>> start Data segment
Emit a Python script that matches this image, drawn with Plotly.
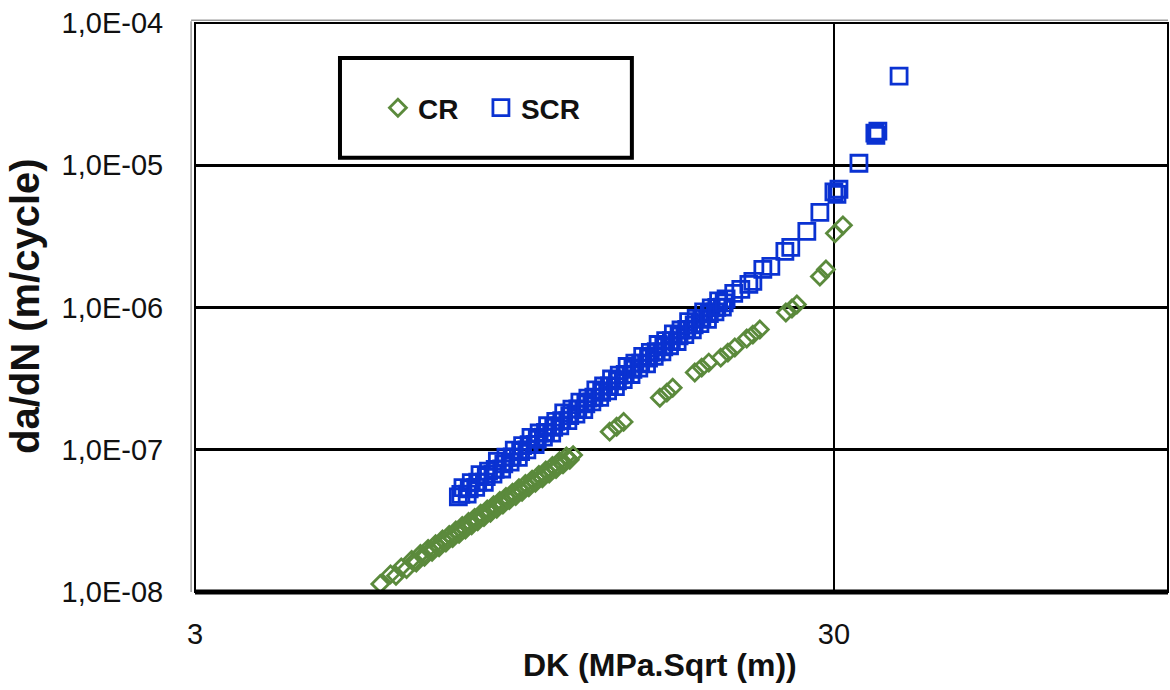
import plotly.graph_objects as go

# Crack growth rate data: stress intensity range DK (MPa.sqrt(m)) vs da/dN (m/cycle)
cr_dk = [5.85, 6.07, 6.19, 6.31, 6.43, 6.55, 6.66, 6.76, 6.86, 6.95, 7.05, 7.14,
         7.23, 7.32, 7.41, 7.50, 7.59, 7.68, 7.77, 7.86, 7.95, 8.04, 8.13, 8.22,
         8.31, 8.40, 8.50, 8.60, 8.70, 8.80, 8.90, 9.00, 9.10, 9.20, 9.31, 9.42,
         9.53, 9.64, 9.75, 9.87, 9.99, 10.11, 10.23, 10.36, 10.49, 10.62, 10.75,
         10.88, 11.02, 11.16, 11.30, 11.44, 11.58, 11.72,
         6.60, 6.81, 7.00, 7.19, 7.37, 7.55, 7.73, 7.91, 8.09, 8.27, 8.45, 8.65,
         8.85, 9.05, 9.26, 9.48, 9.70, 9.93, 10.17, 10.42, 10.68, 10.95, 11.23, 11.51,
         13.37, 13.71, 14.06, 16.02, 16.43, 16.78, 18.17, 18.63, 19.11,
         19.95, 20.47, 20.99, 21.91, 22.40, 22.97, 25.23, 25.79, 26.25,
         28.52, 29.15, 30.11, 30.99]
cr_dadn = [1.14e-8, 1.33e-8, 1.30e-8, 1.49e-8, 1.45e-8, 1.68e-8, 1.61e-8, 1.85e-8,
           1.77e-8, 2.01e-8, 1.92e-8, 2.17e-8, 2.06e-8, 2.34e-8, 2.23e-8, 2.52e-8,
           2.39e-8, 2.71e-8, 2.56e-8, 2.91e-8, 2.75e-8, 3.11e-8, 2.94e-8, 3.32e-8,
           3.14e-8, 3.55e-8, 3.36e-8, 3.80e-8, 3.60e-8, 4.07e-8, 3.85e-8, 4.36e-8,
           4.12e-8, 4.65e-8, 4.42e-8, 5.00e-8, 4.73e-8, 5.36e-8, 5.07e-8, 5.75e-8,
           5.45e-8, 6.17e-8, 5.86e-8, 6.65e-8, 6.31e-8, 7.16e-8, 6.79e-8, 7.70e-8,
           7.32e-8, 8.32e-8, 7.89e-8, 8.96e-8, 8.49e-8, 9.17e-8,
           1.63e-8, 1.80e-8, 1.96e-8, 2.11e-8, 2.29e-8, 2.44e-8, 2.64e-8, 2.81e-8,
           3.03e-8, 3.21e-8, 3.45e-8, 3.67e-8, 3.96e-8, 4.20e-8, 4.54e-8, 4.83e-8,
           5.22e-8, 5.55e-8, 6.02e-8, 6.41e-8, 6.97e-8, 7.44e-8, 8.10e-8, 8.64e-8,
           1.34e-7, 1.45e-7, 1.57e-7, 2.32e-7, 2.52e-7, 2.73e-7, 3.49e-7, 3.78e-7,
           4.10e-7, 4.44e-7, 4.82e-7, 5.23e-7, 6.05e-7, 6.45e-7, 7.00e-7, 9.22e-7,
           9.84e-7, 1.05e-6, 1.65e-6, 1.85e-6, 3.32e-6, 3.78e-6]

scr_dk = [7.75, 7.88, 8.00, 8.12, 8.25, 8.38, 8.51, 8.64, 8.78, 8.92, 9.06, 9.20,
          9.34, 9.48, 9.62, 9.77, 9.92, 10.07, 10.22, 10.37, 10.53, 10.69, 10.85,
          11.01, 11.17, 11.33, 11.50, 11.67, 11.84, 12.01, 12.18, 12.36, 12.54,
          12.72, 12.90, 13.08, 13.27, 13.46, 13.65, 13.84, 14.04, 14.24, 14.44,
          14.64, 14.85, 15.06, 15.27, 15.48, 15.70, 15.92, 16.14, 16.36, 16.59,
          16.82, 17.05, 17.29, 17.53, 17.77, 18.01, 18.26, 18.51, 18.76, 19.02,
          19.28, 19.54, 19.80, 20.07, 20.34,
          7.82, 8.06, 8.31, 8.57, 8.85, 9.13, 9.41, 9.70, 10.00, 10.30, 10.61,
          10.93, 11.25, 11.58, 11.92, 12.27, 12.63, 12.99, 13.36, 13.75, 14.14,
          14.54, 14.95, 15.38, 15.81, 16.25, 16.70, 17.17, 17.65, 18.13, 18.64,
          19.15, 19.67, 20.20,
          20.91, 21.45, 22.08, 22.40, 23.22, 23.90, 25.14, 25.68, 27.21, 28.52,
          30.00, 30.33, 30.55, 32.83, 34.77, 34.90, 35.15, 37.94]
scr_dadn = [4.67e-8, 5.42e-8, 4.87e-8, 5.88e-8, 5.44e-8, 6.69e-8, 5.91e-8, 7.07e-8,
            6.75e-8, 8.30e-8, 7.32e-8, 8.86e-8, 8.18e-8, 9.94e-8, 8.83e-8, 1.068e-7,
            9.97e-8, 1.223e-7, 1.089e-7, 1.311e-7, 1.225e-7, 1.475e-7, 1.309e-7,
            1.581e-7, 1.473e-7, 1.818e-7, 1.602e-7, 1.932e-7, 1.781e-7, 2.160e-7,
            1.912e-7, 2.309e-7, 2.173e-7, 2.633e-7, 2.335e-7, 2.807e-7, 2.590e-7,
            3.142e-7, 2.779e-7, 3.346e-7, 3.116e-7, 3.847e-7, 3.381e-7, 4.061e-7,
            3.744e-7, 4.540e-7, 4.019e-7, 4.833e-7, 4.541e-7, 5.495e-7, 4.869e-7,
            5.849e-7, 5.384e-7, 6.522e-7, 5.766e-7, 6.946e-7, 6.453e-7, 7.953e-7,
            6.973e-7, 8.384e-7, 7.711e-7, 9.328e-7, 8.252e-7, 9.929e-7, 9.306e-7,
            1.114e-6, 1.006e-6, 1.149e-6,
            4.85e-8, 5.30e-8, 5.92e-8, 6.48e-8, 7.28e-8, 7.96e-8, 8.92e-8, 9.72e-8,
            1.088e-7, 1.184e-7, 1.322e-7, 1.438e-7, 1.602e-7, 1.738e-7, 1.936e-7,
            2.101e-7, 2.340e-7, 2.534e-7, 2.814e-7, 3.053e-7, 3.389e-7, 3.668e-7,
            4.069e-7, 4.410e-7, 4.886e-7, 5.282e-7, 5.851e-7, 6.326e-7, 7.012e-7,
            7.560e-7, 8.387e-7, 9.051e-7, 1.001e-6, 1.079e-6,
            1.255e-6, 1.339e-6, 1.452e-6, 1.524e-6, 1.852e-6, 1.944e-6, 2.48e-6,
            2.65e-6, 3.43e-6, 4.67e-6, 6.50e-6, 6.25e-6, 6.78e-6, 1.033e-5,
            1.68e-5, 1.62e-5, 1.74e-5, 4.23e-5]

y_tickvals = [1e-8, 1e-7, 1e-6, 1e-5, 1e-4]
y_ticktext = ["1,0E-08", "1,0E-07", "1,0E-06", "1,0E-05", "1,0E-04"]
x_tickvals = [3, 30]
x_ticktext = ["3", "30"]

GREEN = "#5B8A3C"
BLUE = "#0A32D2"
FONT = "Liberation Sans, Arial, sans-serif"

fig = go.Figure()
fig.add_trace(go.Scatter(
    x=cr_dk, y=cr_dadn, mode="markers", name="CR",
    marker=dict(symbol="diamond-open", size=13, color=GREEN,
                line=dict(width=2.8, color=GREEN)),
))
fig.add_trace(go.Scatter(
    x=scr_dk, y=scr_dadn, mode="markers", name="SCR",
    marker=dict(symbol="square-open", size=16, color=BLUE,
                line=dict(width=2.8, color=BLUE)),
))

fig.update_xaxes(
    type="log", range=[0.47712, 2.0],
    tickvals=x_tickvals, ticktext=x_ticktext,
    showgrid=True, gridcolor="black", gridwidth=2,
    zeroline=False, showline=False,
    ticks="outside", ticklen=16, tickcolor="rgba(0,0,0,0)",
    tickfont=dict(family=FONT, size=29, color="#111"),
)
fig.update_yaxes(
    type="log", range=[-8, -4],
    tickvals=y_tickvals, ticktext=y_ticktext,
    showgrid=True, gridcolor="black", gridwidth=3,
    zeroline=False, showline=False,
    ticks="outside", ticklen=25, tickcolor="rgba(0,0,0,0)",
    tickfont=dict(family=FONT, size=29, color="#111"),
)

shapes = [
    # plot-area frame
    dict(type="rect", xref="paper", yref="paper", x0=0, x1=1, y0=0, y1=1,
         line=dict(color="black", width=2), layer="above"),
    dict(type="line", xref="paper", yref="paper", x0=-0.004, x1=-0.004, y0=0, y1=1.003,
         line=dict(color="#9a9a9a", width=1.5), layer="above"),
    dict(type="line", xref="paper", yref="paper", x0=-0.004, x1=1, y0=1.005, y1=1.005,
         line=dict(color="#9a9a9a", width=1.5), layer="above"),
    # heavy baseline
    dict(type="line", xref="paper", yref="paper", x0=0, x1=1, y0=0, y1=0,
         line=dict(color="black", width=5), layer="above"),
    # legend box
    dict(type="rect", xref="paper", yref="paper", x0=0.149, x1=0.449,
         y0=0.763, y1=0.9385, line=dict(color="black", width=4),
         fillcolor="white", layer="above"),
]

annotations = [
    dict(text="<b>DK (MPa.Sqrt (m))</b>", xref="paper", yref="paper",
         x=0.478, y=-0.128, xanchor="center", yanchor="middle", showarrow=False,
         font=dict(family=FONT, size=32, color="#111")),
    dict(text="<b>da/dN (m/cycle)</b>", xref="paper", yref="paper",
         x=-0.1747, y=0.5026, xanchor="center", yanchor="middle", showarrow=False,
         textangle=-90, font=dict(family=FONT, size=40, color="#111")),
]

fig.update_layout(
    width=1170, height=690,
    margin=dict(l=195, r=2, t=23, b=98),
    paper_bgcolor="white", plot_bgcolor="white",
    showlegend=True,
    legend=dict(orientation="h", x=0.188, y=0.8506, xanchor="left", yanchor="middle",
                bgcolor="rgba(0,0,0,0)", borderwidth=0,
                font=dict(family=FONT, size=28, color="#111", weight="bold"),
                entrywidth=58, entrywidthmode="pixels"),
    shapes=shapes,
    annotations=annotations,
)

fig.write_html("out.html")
>> end Data segment
The exercise: Please reproduce the listing exactly from its opening line through the line that contains "import plotly.graph_objects as go", both included, with all pictures omitted.

Written reply:
Emit a Python script that matches this image, drawn with Plotly.
import plotly.graph_objects as go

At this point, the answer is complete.